Another important factor underlying Israel's firmer stance was an internal political struggle in the newly elected government of Yitzhak Rabin. Rabin had narrowly defeated his chief rival Shimon Peres in bitterly fought internal Labor Party elections in late December 1973. Peres, who was appointed minister of defense, forced Israel into a less flexible posture by blocking any concessions proposed by Rabin. In addition, the issuing of the Agranat Commission report and the return from the front of reservists mobilized for the war further fueled public clamor for a stronger defense posture.
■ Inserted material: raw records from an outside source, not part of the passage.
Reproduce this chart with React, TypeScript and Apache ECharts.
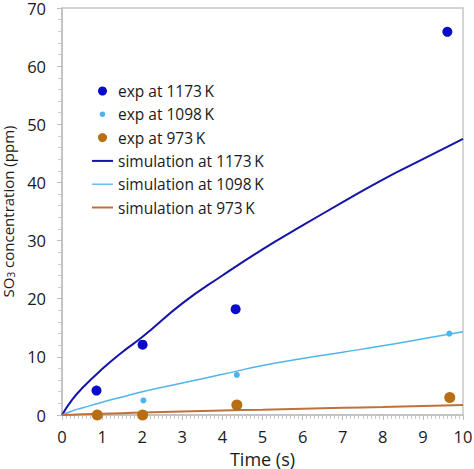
import React, { useEffect, useRef } from "react";
import * as echarts from "echarts";

const expTime1173 = [0.86, 2.01, 4.33, 9.61];
const exp1173 = [4.2, 12.1, 18.2, 65.9];
const expTime1098 = [2.03, 4.36, 9.66];
const exp1098 = [2.5, 6.9, 14.0];
const expTime973 = [0.88, 2.01, 4.36, 9.67];
const exp973 = [0.0, 0.0, 1.7, 3.0];

const simTime = [0, 0.25, 0.5, 1, 1.5, 2, 3, 4, 5, 6, 7, 8, 9, 10];
const sim1173 = [0, 2.6, 4.6, 7.9, 10.8, 13.4, 19.2, 24.0, 28.5, 32.6, 36.6, 40.5, 44.0, 47.5];
const sim1098 = [0, 0.7, 1.2, 2.2, 3.1, 4.0, 5.5, 7.0, 8.5, 9.7, 10.8, 11.9, 13.1, 14.3];
const sim973 = [0, 0.06, 0.12, 0.22, 0.32, 0.42, 0.6, 0.76, 0.92, 1.08, 1.23, 1.38, 1.55, 1.72];

const names = [
  "exp at 1173\u2009K",
  "exp at 1098\u2009K",
  "exp at 973\u2009K",
  "simulation at 1173\u2009K",
  "simulation at 1098\u2009K",
  "simulation at 973\u2009K",
];

const zip = (xs: number[], ys: number[]) => xs.map((x, i) => [x, ys[i]]);

const FONT = "Open Sans";
const TXT = "#1a1a1a";
const LINE_ICON = "path://M0,0h21v2h-21z";

export default function App() {
  const ref = useRef<HTMLDivElement>(null);
  useEffect(() => {
    if (!ref.current) return;
    const chart = echarts.init(ref.current, undefined, { renderer: "svg" });
    chart.setOption({
      animation: false,
      backgroundColor: "#ffffff",
      textStyle: { fontFamily: FONT },
      grid: {
        left: 62,
        right: 11,
        top: 8,
        bottom: 54,
        show: true,
        borderColor: "#c8c8c8",
        borderWidth: 1.5,
        outerBoundsMode: "none",
        containLabel: false,
      },
      legend: {
        orient: "vertical",
        left: 92,
        top: 81,
        padding: 0,
        itemWidth: 21,
        itemHeight: 9,
        itemGap: 3.3,
        textStyle: { fontFamily: FONT, fontSize: 15.5, color: TXT, lineHeight: 20 },
        data: [
          { name: names[0], icon: "circle" },
          { name: names[1], icon: "path://M0,0M10,10M2,5a3,3 0 1,0 6,0a3,3 0 1,0 -6,0z" },
          { name: names[2], icon: "circle" },
          { name: names[3], icon: LINE_ICON },
          { name: names[4], icon: "path://M0,0h21v1.3h-21z" },
          { name: names[5], icon: LINE_ICON },
        ],
      },
      xAxis: {
        type: "value",
        min: 0,
        max: 10,
        interval: 1,
        name: "Time (s)",
        nameLocation: "middle",
        nameGap: 32,
        nameTextStyle: { fontFamily: FONT, fontSize: 18, color: TXT },
        axisLine: { show: true, lineStyle: { color: "#bdbdbd", width: 1.5 } },
        axisTick: { show: true, length: 5, lineStyle: { color: "#bdbdbd" } },
        minorTick: { show: true, splitNumber: 10, length: 4, lineStyle: { color: "#c8c8c8" } },
        axisLabel: { fontFamily: FONT, fontSize: 16.5, color: TXT, margin: 13 },
        splitLine: { show: false },
      },
      yAxis: {
        type: "value",
        min: 0,
        max: 70,
        interval: 10,
        name: "SO{sub|3} concentration (ppm)",
        nameLocation: "middle",
        nameGap: 43,
        nameTextStyle: {
          fontFamily: FONT,
          fontSize: 15,
          color: TXT,
          rich: {
            sub: { fontFamily: FONT, fontSize: 10, color: TXT, verticalAlign: "bottom", padding: [7, 0, 0, 0] },
          },
        },
        axisLine: { show: true, lineStyle: { color: "#bdbdbd", width: 1.5 } },
        axisTick: { show: true, length: 5, lineStyle: { color: "#bdbdbd" } },
        minorTick: { show: true, splitNumber: 5, length: 4, lineStyle: { color: "#c8c8c8" } },
        axisLabel: { fontFamily: FONT, fontSize: 16.5, color: TXT, margin: 16, lineHeight: 16 },
        splitLine: { show: false },
      },
      series: [
        {
          name: names[3],
          type: "line",
          data: zip(simTime, sim1173),
          smooth: true,
          symbol: "none",
          lineStyle: { color: "#1414a6", width: 2 },
          itemStyle: { color: "#1414a6" },
          z: 2,
        },
        {
          name: names[4],
          type: "line",
          data: zip(simTime, sim1098),
          smooth: true,
          symbol: "none",
          lineStyle: { color: "#4fb6ea", width: 1.5 },
          itemStyle: { color: "#4fb6ea" },
          z: 2,
        },
        {
          name: names[5],
          type: "line",
          data: zip(simTime, sim973),
          smooth: true,
          symbol: "none",
          lineStyle: { color: "#c0703a", width: 2 },
          itemStyle: { color: "#c0703a" },
          z: 2,
        },
        {
          name: names[0],
          type: "scatter",
          data: zip(expTime1173, exp1173),
          symbol: "circle",
          symbolSize: 10,
          itemStyle: { color: "#0a0acc", opacity: 1 },
          z: 3,
        },
        {
          name: names[1],
          type: "scatter",
          data: zip(expTime1098, exp1098),
          symbol: "circle",
          symbolSize: 6,
          itemStyle: { color: "#4cb5ee", opacity: 1 },
          z: 3,
        },
        {
          name: names[2],
          type: "scatter",
          data: zip(expTime973, exp973),
          symbol: "circle",
          symbolSize: 11,
          itemStyle: { color: "#b86e12", opacity: 1 },
          z: 3,
        },
      ],
    });
    return () => chart.dispose();
  }, []);
  return <div ref={ref} style={{ width: 474, height: 469, position: "absolute", left: 0, top: 0 }} />;
}
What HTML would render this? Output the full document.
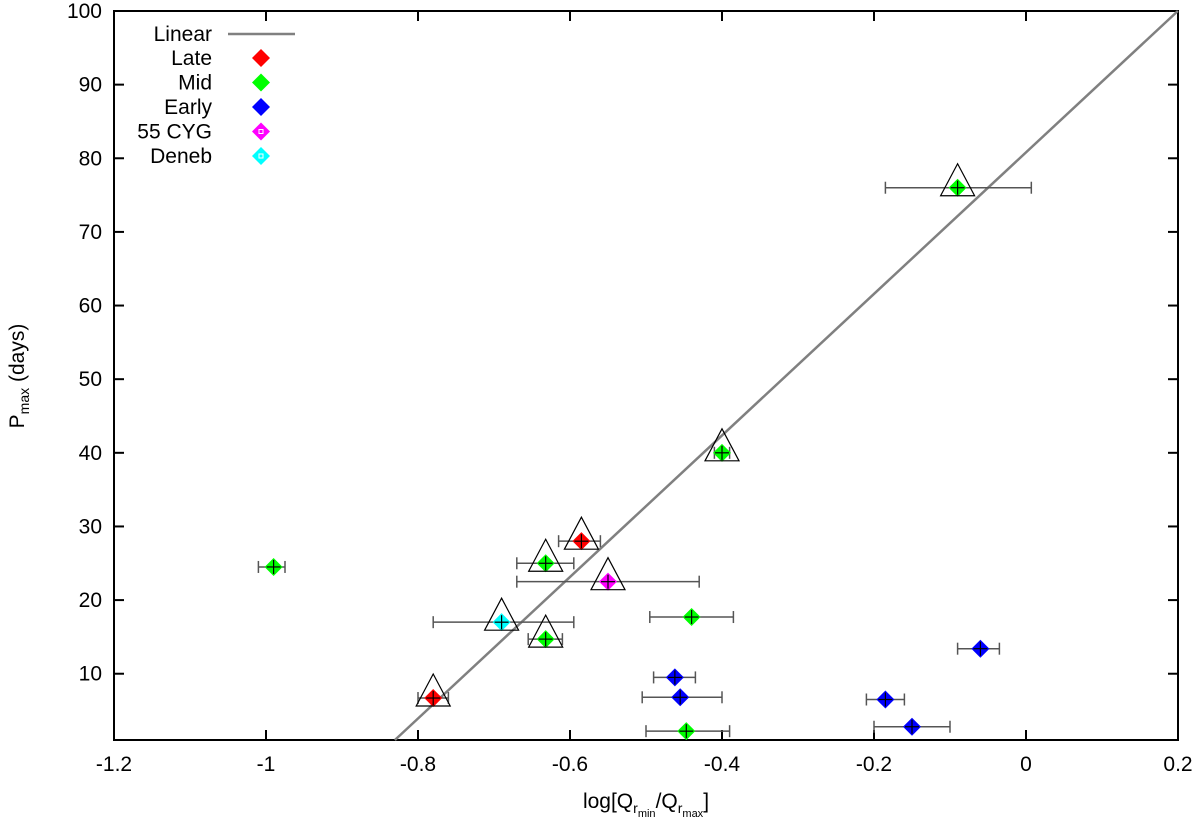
<!DOCTYPE html>
<html><head><meta charset="utf-8"><style>
body{margin:0;background:#fff;width:1200px;height:819px;overflow:hidden}
svg text{font-family:"Liberation Sans",sans-serif;font-size:21px;fill:#000}
</style></head><body>
<svg id="chart" width="1200" height="819" viewBox="0 0 1200 819" xmlns="http://www.w3.org/2000/svg">
<g id="axes"></g>
<g id="marks"></g>
<g id="legend"></g>
</svg>
<script>
const xTicks=[-1.2,-1,-0.8,-0.6,-0.4,-0.2,0,0.2];
const xTickLabels=["-1.2","-1","-0.8","-0.6","-0.4","-0.2","0","0.2"];
const yTicks=[10,20,30,40,50,60,70,80,90,100];
const ptX=[-0.09,-0.40,-0.585,-0.632,-0.55,-0.69,-0.632,-0.78,-0.99,-0.44,-0.462,-0.455,-0.447,-0.06,-0.185,-0.15];
const ptY=[76,40,28,25,22.5,17,14.7,6.7,24.5,17.7,9.5,6.8,2.2,13.4,6.5,2.8];
const errLo=[-0.185,-0.41,-0.615,-0.67,-0.67,-0.78,-0.655,-0.80,-1.01,-0.495,-0.49,-0.505,-0.50,-0.09,-0.21,-0.20];
const errHi=[0.007,-0.39,-0.56,-0.595,-0.43,-0.595,-0.61,-0.76,-0.975,-0.385,-0.435,-0.40,-0.39,-0.035,-0.16,-0.10];
const ptClass=["Mid","Mid","Late","Mid","55 CYG","Deneb","Mid","Late","Mid","Mid","Early","Early","Mid","Early","Early","Early"];
const ptTri=[1,1,1,1,1,1,1,1,0,0,0,0,0,0,0,0];
const fitSlope=96.1, fitIntercept=80.8;
const classes=["Late","Mid","Early","55 CYG","Deneb"];
const classColors=["#ff0000","#00ff00","#0000ff","#ff00ff","#00ffff"];

const L=114,R=1178,T=11,B=740,XMIN=-1.2,XMAX=0.2,YMIN=1,YMAX=100;
const sx=v=>L+(v-XMIN)/(XMAX-XMIN)*(R-L);
const sy=v=>B-(v-YMIN)/(YMAX-YMIN)*(B-T);
const NS="http://www.w3.org/2000/svg";
function mk(parent,tag,attrs){const e=document.createElementNS(NS,tag);for(const k in attrs)e.setAttribute(k,attrs[k]);parent.appendChild(e);return e;}
const axes=document.getElementById('axes'),marks=document.getElementById('marks'),leg=document.getElementById('legend');

let f=mk(axes,'rect',{x:L,y:T,width:R-L,height:B-T,fill:'none',stroke:'#000','stroke-width':2});

xTicks.forEach((v,i)=>{const x=sx(v);
 mk(axes,'line',{x1:x,x2:x,y1:B,y2:B-10,stroke:'#000','stroke-width':2});
 mk(axes,'line',{x1:x,x2:x,y1:T,y2:T+10,stroke:'#000','stroke-width':2});
 const t=mk(axes,'text',{x:x,y:B+31,'text-anchor':'middle'});t.textContent=xTickLabels[i];
 });
yTicks.forEach(v=>{const y=sy(v);
 mk(axes,'line',{x1:L,x2:L+10,y1:y,y2:y,stroke:'#000','stroke-width':2});
 mk(axes,'line',{x1:R,x2:R-10,y1:y,y2:y,stroke:'#000','stroke-width':2});
 const t=mk(axes,'text',{x:L-12,y:y+7,'text-anchor':'end'});t.textContent=v;
 });
let xt=mk(axes,'text',{x:646,y:808,'text-anchor':'middle'});
xt.innerHTML='log[Q<tspan font-size="14" dy="5">r</tspan><tspan font-size="11" dy="4">min</tspan><tspan dy="-9">/Q</tspan><tspan font-size="14" dy="5">r</tspan><tspan font-size="11" dy="4">max</tspan><tspan dy="-9">]</tspan>';

let yt=mk(axes,'text',{x:0,y:0,transform:'translate(24,376) rotate(-90)','text-anchor':'middle'});
yt.innerHTML='P<tspan font-size="14" dy="5">max</tspan><tspan dy="-5"> (days)</tspan>';


const x0=(YMIN-fitIntercept)/fitSlope, x1=Math.min(XMAX,(YMAX-fitIntercept)/fitSlope);
let fl=mk(marks,'line',{x1:sx(x0),y1:sy(YMIN),x2:sx(x1),y2:sy(fitSlope*x1+fitIntercept),stroke:'#808080','stroke-width':2.5});


function diamond(g,cx,cy,r,c){return mk(g,'polygon',{points:`${cx},${cy-r} ${cx+r},${cy} ${cx},${cy+r} ${cx-r},${cy}`,fill:c});}
ptX.forEach((v,i)=>{
 const g=mk(marks,'g',{});
 
 const cx=sx(v),cy=sy(ptY[i]);const c=classColors[classes.indexOf(ptClass[i])];
 const a=sx(errLo[i]),b=sx(errHi[i]);
 mk(g,'line',{x1:a,x2:b,y1:cy,y2:cy,stroke:'#555','stroke-width':1.5});
 mk(g,'line',{x1:a,x2:a,y1:cy-6,y2:cy+6,stroke:'#555','stroke-width':1.5});
 mk(g,'line',{x1:b,x2:b,y1:cy-6,y2:cy+6,stroke:'#555','stroke-width':1.5});
 diamond(g,cx,cy,9,c);
 mk(g,'line',{x1:cx,x2:cx,y1:cy-7,y2:cy+7,stroke:'#000','stroke-width':1.2});
 mk(g,'line',{x1:cx-7,x2:cx+7,y1:cy,y2:cy,stroke:'#000','stroke-width':1.2});
 if(ptTri[i]) mk(g,'polygon',{points:`${cx},${cy-24} ${cx+17},${cy+8} ${cx-17},${cy+8}`,fill:'none',stroke:'#000','stroke-width':1.2});
});

let lt=mk(leg,'text',{x:212,y:41,'text-anchor':'end'});lt.textContent='Linear';

mk(leg,'line',{x1:228,x2:295,y1:34,y2:34,stroke:'#808080','stroke-width':2.5});
classes.forEach((c,i)=>{const y=58+i*24.5;
 const t=mk(leg,'text',{x:212,y:y+7,'text-anchor':'end'});t.textContent=c;
 
 diamond(leg,261,y,9,classColors[i]);
 if(i>=3) mk(leg,'rect',{x:259,y:y-2,width:4,height:4,fill:'none',stroke:'#fff','stroke-width':1});
});
</script>
</body></html>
In Washington, President Gerald R. Ford, facing a recalcitrant Israel and under pressure from the pro-Israel lobby, decided to sweeten the offer to Israel. The United States pledged to provide Israel US$2 billion in financial aid, to drop the idea of an interim withdrawal in the West Bank, and to accept that only cosmetic changes could be expected in the Second Syrian-Israeli Disengagement Agreement. In addition, in a special secret memorandum Israel received a pledge that the United States would not deal with the PLO as long as the PLO failed to recognize Israel's right to exist and failed to accept Security Council Resolution 242. In September 1975, Israel signed the Second Sinai Disengagement Agreement, which called for Israel to withdraw from the Sinai passes, leaving them as a demilitarized zone monitored by American technicians and the UNEF.